In this context, it’s no wonder that so many of the technocrats colonizing Hollywood are pushing for generative artificial intelligence as the future of media. Avengers: Endgame director Joe Russo, who sits “on the board of a few AI companies”, promises a near-future in which consumers will be able to generate a movie based on a command like, “Hey, I want a movie starring my photoreal avatar and Marilyn Monroe’s photoreal avatar. I want it to be a rom-com because I’ve had a rough day.”
Of course, the dirty little not-so-secret of artificial intelligence is that these large language models cannot create anything new. They can only recycle existing content. Then again, that arguably makes them perfectly suited to a cultural landscape decorated with the detritus of decades of nostalgia. Combined with new digital effects technology that allows studios to more-or-less convincingly resurrect dead actors, these models can produce an ouroboros of recycled nostalgic iconography.
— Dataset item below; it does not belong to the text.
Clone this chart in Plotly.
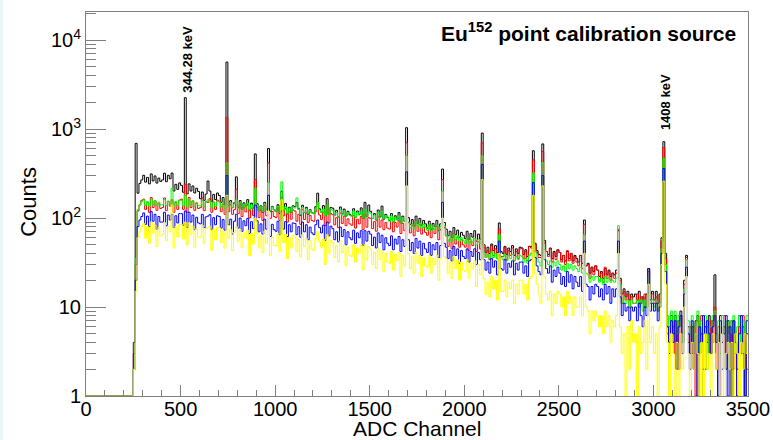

What these models can also do is generate large quantities of content very quickly, which is helpful in this climate of “cultural fracking”, where studios are primarily motivated to “mine” as much intellectual property as quickly as possible to create “always on slates” of intellectual property to maintain subscribers for their streaming services. This approach has the benefit of never generating anything new, and so are unlikely to risk upsetting those fans who have difficult processing change.
The truth is that fans don’t actually know what they want. The same fans who complained about the casting of Michael Keaton in Tim Burton’s Batman salivated for his return in the feature-length shareholder’s memo The Flash. The same fans who tried to stop Nicolas Meyer from making Star Trek II: The Wrath of Khan now regularly vote it the best Star Trek movie. Indeed, it is a small irony that the Star Trek franchise has spent decades trying to emulate The Wrath of Khan.
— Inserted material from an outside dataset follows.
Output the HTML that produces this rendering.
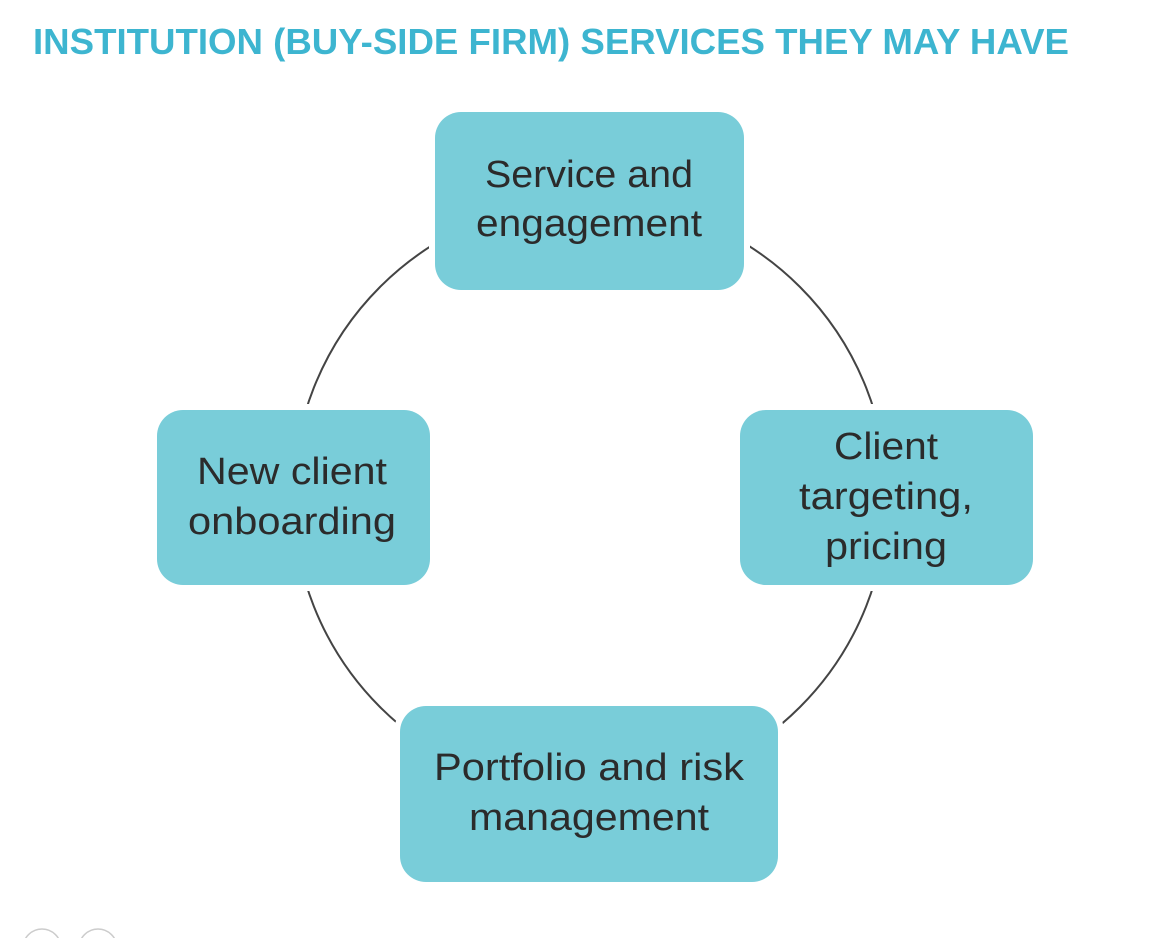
<!DOCTYPE html>
<html><head><meta charset="utf-8"><style>
html,body{margin:0;padding:0;background:#fff;}
svg{display:block;}
text{font-family:"Liberation Sans",sans-serif;}
.lbl{font-size:38px;fill:#2b2b2b;text-anchor:middle;}
</style></head><body>
<svg width="1167" height="938" viewBox="0 0 1167 938">
<text x="33" y="54" font-size="36" font-weight="bold" fill="#3db5d0" textLength="1036" lengthAdjust="spacingAndGlyphs">INSTITUTION (BUY-SIDE FIRM) SERVICES THEY MAY HAVE</text>
<circle cx="590" cy="497" r="297" fill="none" stroke="#444" stroke-width="2"/>
<g>
<rect x="429" y="106" width="321" height="190" rx="32" fill="#fff"/>
<rect x="435" y="112" width="309" height="178" rx="26" fill="#79cdd9"/>
<text class="lbl" x="589" y="187" textLength="208" lengthAdjust="spacingAndGlyphs">Service and</text>
<text class="lbl" x="589" y="236" textLength="226" lengthAdjust="spacingAndGlyphs">engagement</text>
</g>
<g>
<rect x="734" y="404" width="305" height="187" rx="32" fill="#fff"/>
<rect x="740" y="410" width="293" height="175" rx="26" fill="#79cdd9"/>
<text class="lbl" x="886" y="459" textLength="104" lengthAdjust="spacingAndGlyphs">Client</text>
<text class="lbl" x="886" y="509" textLength="174" lengthAdjust="spacingAndGlyphs">targeting,</text>
<text class="lbl" x="886" y="559" textLength="122" lengthAdjust="spacingAndGlyphs">pricing</text>
</g>
<g>
<rect x="394" y="700" width="390" height="188" rx="32" fill="#fff"/>
<rect x="400" y="706" width="378" height="176" rx="26" fill="#79cdd9"/>
<text class="lbl" x="589" y="780" textLength="310" lengthAdjust="spacingAndGlyphs">Portfolio and risk</text>
<text class="lbl" x="589" y="830" textLength="240" lengthAdjust="spacingAndGlyphs">management</text>
</g>
<g>
<rect x="151" y="404" width="285" height="187" rx="32" fill="#fff"/>
<rect x="157" y="410" width="273" height="175" rx="26" fill="#79cdd9"/>
<text class="lbl" x="292" y="484" textLength="190" lengthAdjust="spacingAndGlyphs">New client</text>
<text class="lbl" x="292" y="534" textLength="208" lengthAdjust="spacingAndGlyphs">onboarding</text>
</g>
<circle cx="42" cy="948" r="19" fill="none" stroke="#ccc" stroke-width="1.5"/>
<circle cx="98" cy="948" r="19" fill="none" stroke="#ccc" stroke-width="1.5"/>
</svg>
</body></html>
“My approach to writing is never ‘give the audience what they want’ because the audience don’t know what they want,” stated legendary comic book writer Alan Moore. “That’s why they’re the audience.” This is not just good creative advice. It’s necessarily for long-term financial stability. As cruise ship designer John McNeese argued, “if Henry Ford canvassed people on whether or not he should build a motor car, they'd probably tell him what they really wanted was a faster horse.”
The creative arts are not and never have been a service industry, and attempts to transform them into one fundamentally misunderstand how the process has always worked. The irony is that the real loser from this “customer is always right” model is the customer themselves.
Comments
Interesting food for thought. There's two puzzle pieces I don't quite get to fit yet, but I like to keep turning them around: merchandise and fan engagement amounting to a PR substitute are both outside the framework of the simple exchange "money for movie". Someone continuously buying merch, managing a fan wiki or crafting theories for a wider online community has legitimate "stakes" exceeding the "I got something for my money once" idea. And these stakes are also legitimate insofar as those having created whatever this is about profit financially... Also, even if you might (need to) see it as a service industry: there's always a market for *quality* service - it's just that the market share will be smaller with more AI or otherwise generated "content soup" fulfilling other viewers' needs. Maybe we should then distinguish between "art" and other content. (Same goes for "journalism" and a few more allegedly old-fashioned media types.)
JR
2025-04-07 23:39:23 +0000 UTCWell stated, Darren! I worry less about the theoretical "death of the author" and more about the very real threat that art will die.